Massachusetts established a first-of-its-kind state office in March charged with navigating the process. Earlier this month, the state also became home to the country’s first utility-owned networked geothermal system, which will pilot using ground-source heat pumps to heat and cool 36 buildings without fossil fuels.
The small city of Albany, California, is looking into electrifying an entire city block and decommissioning the gas pipeline that serves the area. California utility PG&E has also done about 100 projects to electrify buildings rather than repair gas lines — although each of those projects has only impacted a couple customers at a time. Part of the challenge of doing larger projects is utilities’ “obligation to serve,” which has largely been interpreted to mean that utilities must provide gas service to anyone who asks for it — although experts have questioned whether it could mean utilities can provide similar service with other types of energy.

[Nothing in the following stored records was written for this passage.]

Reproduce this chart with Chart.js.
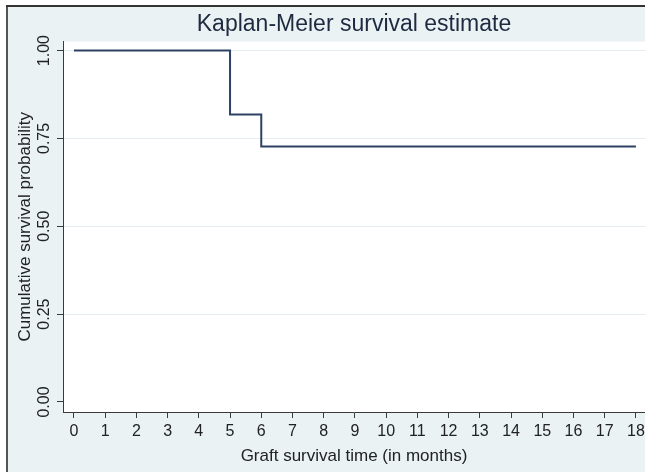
<!DOCTYPE html>
<html>
<head>
<meta charset="utf-8">
<title>Kaplan-Meier survival estimate</title>
<script src="https://cdn.jsdelivr.net/npm/chart.js@4.4.1/dist/chart.umd.min.js"></script>
<style>
    html, body { margin: 0; padding: 0; background: #ffffff; overflow: hidden; }
    canvas { display: block; }
</style>
</head>
<body>
<canvas id="kmChart" width="645" height="472"></canvas>
<script>
// Survival data (time in months, cumulative survival probability)
const eventTimes = [0, 5, 6, 18];
const survivalProb = [1.0, 0.818, 0.727, 0.727];

// Axis tick labels
const xTickValues = [0, 1, 2, 3, 4, 5, 6, 7, 8, 9, 10, 11, 12, 13, 14, 15, 16, 17, 18];
const yTickValues = [0, 0.25, 0.5, 0.75, 1.0];

const FONT_FAMILY = "'Liberation Sans', Arial, sans-serif";
const PANEL_BG = '#eaf2f4';
const AXIS_DARK = '#3a3a3a';

Chart.defaults.font.family = FONT_FAMILY;

// Paints the outer graph region, the white plot region and the frame
const backgroundPainter = {
    id: 'backgroundPainter',
    beforeDraw(chart) {
        const { ctx, width, height, chartArea } = chart;
        ctx.save();
        ctx.fillStyle = '#ffffff';
        ctx.fillRect(0, 0, width, height);
        ctx.fillStyle = PANEL_BG;
        ctx.fillRect(6, 6, width - 6, height - 6);
        ctx.fillStyle = '#ffffff';
        ctx.fillRect(chartArea.left, chartArea.top, chartArea.right - chartArea.left, chartArea.bottom - chartArea.top);
        ctx.fillStyle = '#555555';
        ctx.fillRect(6, 6, 2, height - 6);
        ctx.fillStyle = '#333333';
        ctx.fillRect(6, 5, width - 6, 2);
        ctx.restore();
    }
};

const ctx = document.getElementById('kmChart').getContext('2d');

new Chart(ctx, {
    type: 'line',
    data: {
        datasets: [{
            label: 'Survival',
            data: eventTimes.map((t, i) => ({ x: t, y: survivalProb[i] })),
            borderColor: '#2c4163',
            borderWidth: 2,
            pointRadius: 0,
            stepped: true,
            fill: false
        }]
    },
    plugins: [backgroundPainter],
    options: {
        responsive: false,
        animation: false,
        devicePixelRatio: 1,
        layout: { padding: 0 },
        plugins: {
            legend: { display: false },
            tooltip: { enabled: false },
            title: {
                display: true,
                text: 'Kaplan-Meier survival estimate',
                fullSize: false,
                color: '#1d2a40',
                font: { size: 23, weight: 'normal' },
                padding: { top: 11, bottom: 3 }
            }
        },
        scales: {
            x: {
                type: 'linear',
                min: -0.35,
                max: 18.29,
                afterBuildTicks: (scale) => { scale.ticks = xTickValues.map(v => ({ value: v })); },
                afterFit: (scale) => {
                    scale.height = 60;
                    // plot region runs to the right edge, label may be clipped
                    scale.paddingLeft = 0;
                    scale.paddingRight = 0;
                },
                ticks: {
                    includeBounds: false,
                    color: '#222222',
                    font: { size: 16 },
                    padding: 4,
                    maxRotation: 0,
                    autoSkip: false
                },
                grid: {
                    drawOnChartArea: false,
                    drawTicks: true,
                    tickLength: 6,
                    tickColor: AXIS_DARK
                },
                border: { display: true, color: AXIS_DARK, width: 1 },
                title: {
                    display: true,
                    text: 'Graft survival time (in months)',
                    color: '#222222',
                    font: { size: 17 },
                    padding: { top: 0, bottom: 5 }
                }
            },
            y: {
                type: 'linear',
                min: -0.0285,
                max: 1.0256,
                afterBuildTicks: (scale) => { scale.ticks = yTickValues.map(v => ({ value: v })); },
                afterFit: (scale) => {
                    scale.width = 63;
                    scale.paddingTop = 0;
                    scale.paddingBottom = 0;
                },
                ticks: {
                    color: '#222222',
                    font: { size: 16 },
                    minRotation: 90,
                    maxRotation: 90,
                    crossAlign: 'center',
                    padding: -3,
                    callback: (value) => Number(value).toFixed(2)
                },
                grid: {
                    color: (c) => (c.tick && c.tick.value === 0 ? 'rgba(0,0,0,0)' : '#e3ecf1'),
                    lineWidth: 1,
                    drawTicks: true,
                    tickLength: 6,
                    tickColor: AXIS_DARK
                },
                border: { display: true, color: AXIS_DARK, width: 1 },
                title: {
                    display: true,
                    text: 'Cumulative survival probability',
                    color: '#222222',
                    font: { size: 17 },
                    padding: { top: 15, bottom: 0 }
                }
            }
        }
    }
});
</script>
</body>
</html>
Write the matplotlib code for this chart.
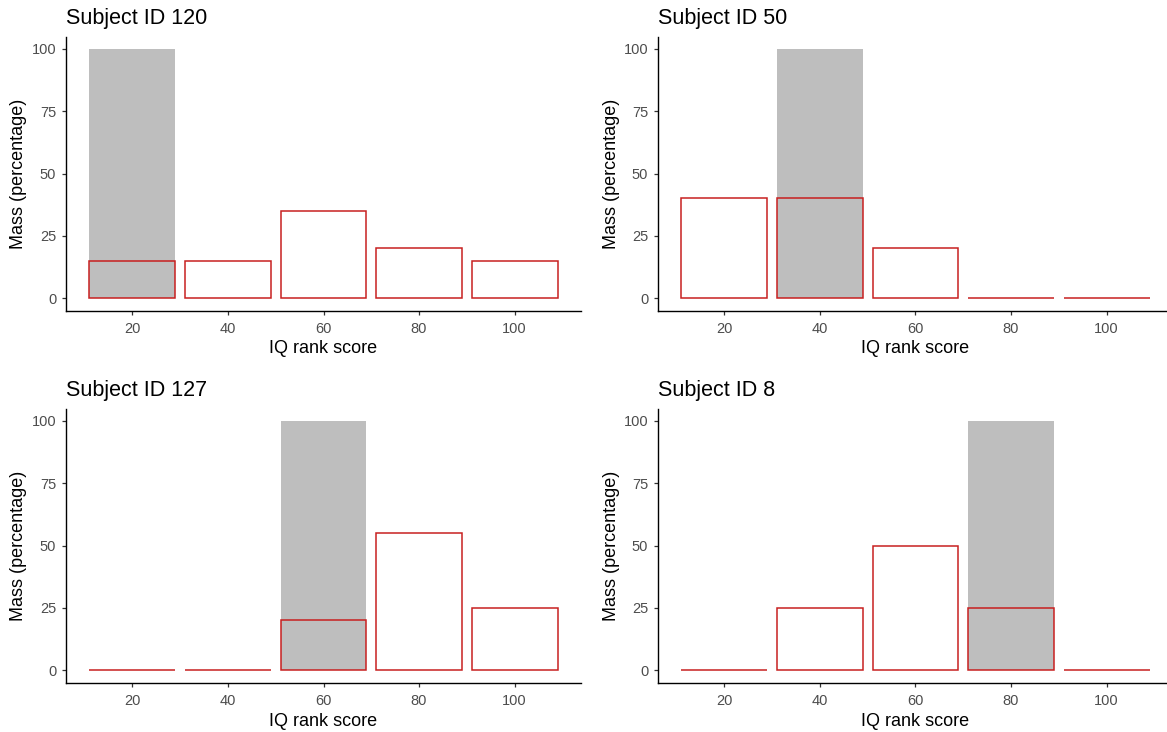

Some California lawmakers want to give targeted electrification efforts a leg up. A bill introduced this legislative session, SB 1221, would allow the state’s gas utilities to set up 30 projects to electrify neighborhoods rather than upgrading or replacing their gas pipes, as long as 67% of affected customers consent.
California’s legislative push motivated NRDC to show lawmakers and the public how much savings targeted electrification projects can realize, Velez said. “We just want to set up a framework to go for the low-hanging fruit,” she said. “If it's cost-effective, and it's feasible to do it, that should be the no-brainer option.”
Gas pipeline replacement costs about $3 million per mile, according to the E3 analysis prepared for the NRDC. The report highlights a frequent concern that people on the hook for paying that investment off will be lower-income homeowners and renters, who may have the hardest time electrifying.
SB 1221 would require utilities to file maps with the state showing both where they are considering replacing gas lines and locations of disadvantaged communities. Local governments can use such maps to see where potential targeted electrification projects could be in their jurisdiction, Velez said. “They can work with the utility to try to get that project to happen and try to engage local communities,” she said.
Velez said that SB 1221 is too limiting by only allowing for 30 projects; her team thinks it should be tied to decommissioning a certain percentage of the gas system, “like 1% through 2030, or something like that.”
A big remaining question for NRDC is how to pay for these projects over time, Velez said. Utilities are unlikely to invest in initial targeted electrification projects without some return on investment, like they can get with gas infrastructure projects, she said. In the longer run, Velez said NRDC would want California’s Public Utilities Commission to decide what appropriate cost recovery for targeted electrification projects should look like.
“I think it needs to be flexible because this is pretty new territory,” she said. “We haven't seen any utility really do these projects at scale anywhere in the country.”